What’s better than ziplining? Try ziplining while hungry gators circle underneath, nipping at your heels as you zoom past, waiting to devour anyone who falls!
Ok, gator ziplining isn’t quite that extreme – the harnesses are secure and the cables are far enough off the ground that no one’s going to lose any limbs.
And most of the sunbathing gators couldn’t care less about the excited humans whizzing by overhead.
What’s it like to go ziplining at an alligator park in Louisiana?
The first of the seven zipline runs at Gators and Friends is the shortest, so in one respect it’s a good way for those with cold feet to ease into things.
But it also goes right over the swimming gators, providing a double-dose of fear, or exhilaration, depending on your perspective.
This was my first time ziplining, so initially I stayed in the seated position. But as I grew more comfortable and picked up some tips and encouragement from the guides, I ended up ziplining upside-down on a couple runs.
There’s nothing like the freedom of hanging and spinning 40 feet in the air!
The lines gradually get higher and longer. Some go through the woods, and other pass over the animal farm portion of the complex.
The “and Friends” part of the establishment refers to the animal park that includes camels, ostriches, donkeys, zebras, and even the occasional zonkey. If you ever want to see a bewildered donkey, race past on a zipline 20 feet above its head.
The whole operation feels very reliable, thanks to safety-conscious guides and sturdy equipment.
The staircases sway slightly from side to side as you walk up, which is by design – being flexible keeps them from cracking. The slight wobble, while somewhat intimidating, is a safety precaution.
Here’s the view from the final zipline tower, which begins in the animal farm and proceeds across the long gator swamp.
Once the zipping was done, I had a chance to check out some of the alligators sitting around near the main office. These suckers are massive. Way bigger than the wild ones in the Everglades!
My only complaint about gator ziplining is that it may have ruined me for all future ziplining excursions.
Zipping through some random patch of woods just isn’t going to be as thrilling without the theoretical possibility that I could be eaten alive by eager carnivores should something go wrong. Gator ziplining is about as good as it gets.
Unless, of course, someone invents shark ziplining. There you go, entrepreneurs of the world. You have your next assignment.
As of 2023, the hours for Gators and Friends zipline and alligator park are 10 am to 5 pm. They’re open everyday during the summer, and only from Friday through Sunday during school season.
The cost is $9.95 for basic admission to the park, plus $44.95 for a package of four zipline runs. You can also pay $69.95 for a package of seven zipline runs.
My visit to Gators and Friends was made possible by the Shreveport-Bossier Tourist Bureau.
Other Places to go Ziplining in Louisiana
Surprisingly, there are only a couple other places to go ziplining in Louisiana aside from Gators and Friends.
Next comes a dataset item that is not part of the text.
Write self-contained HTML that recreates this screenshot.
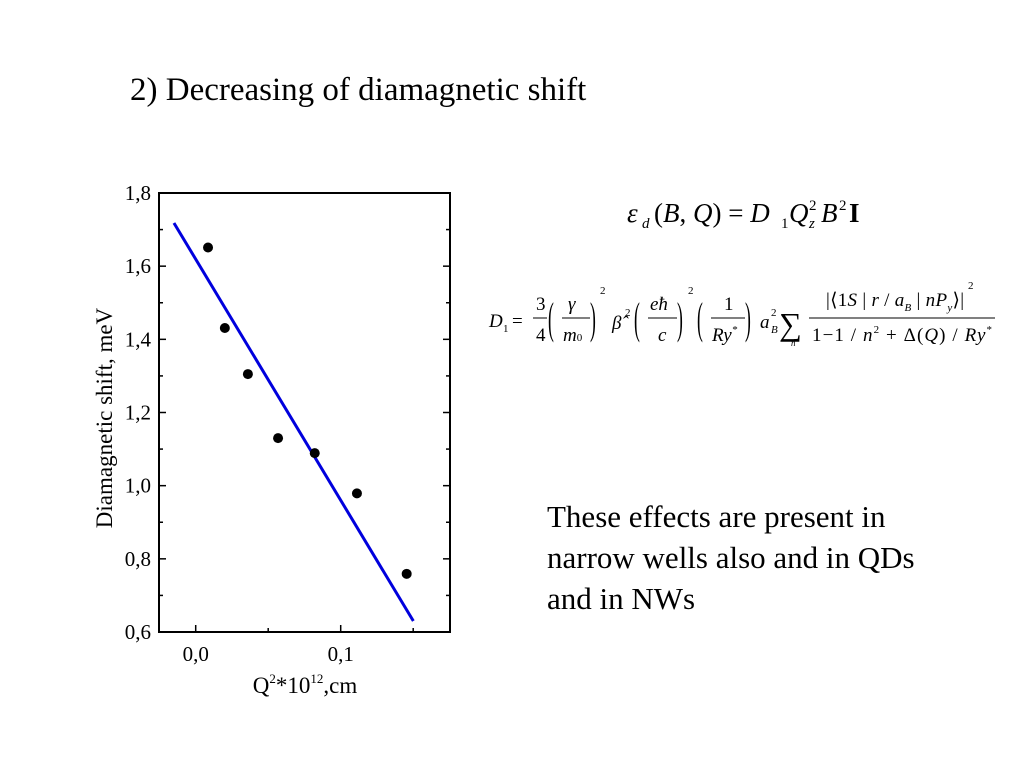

A lot of tourists try to seek out a New Orleans zip line, and thankfully, a new company called Zip NOLA has stepped up to fill that niche. This company offers a swamp zipline tour that costs $89 for 5 zips. Note that it’s an extra $25 to be shuttled from New Orleans to the zip location.
The only other New Orleans-area ziplining available is the company called Rentazip. They offer rentals of the entire ziplining rigging for companies that want to set up temporary zips for festivals or events.
Sorry, there is no zip line over Bourbon Street. But wait, wasn’t there a New Orleans zip line on Bourbon Street in the movie Girls Trip? Yes, but that was faked for the film. They brought in cranes, set up makeshift zip wires, shut down two blocks of Bourbon Street, and created a Hollywood illusion.
One other ziplining location available is Magnolia Ridge Adventure Park, located 40 minutes north of Baton Rouge. That park has 8 ziplines on a 32-acre patch of forest. There are no gators there, but you may see otters, deer, and turkey.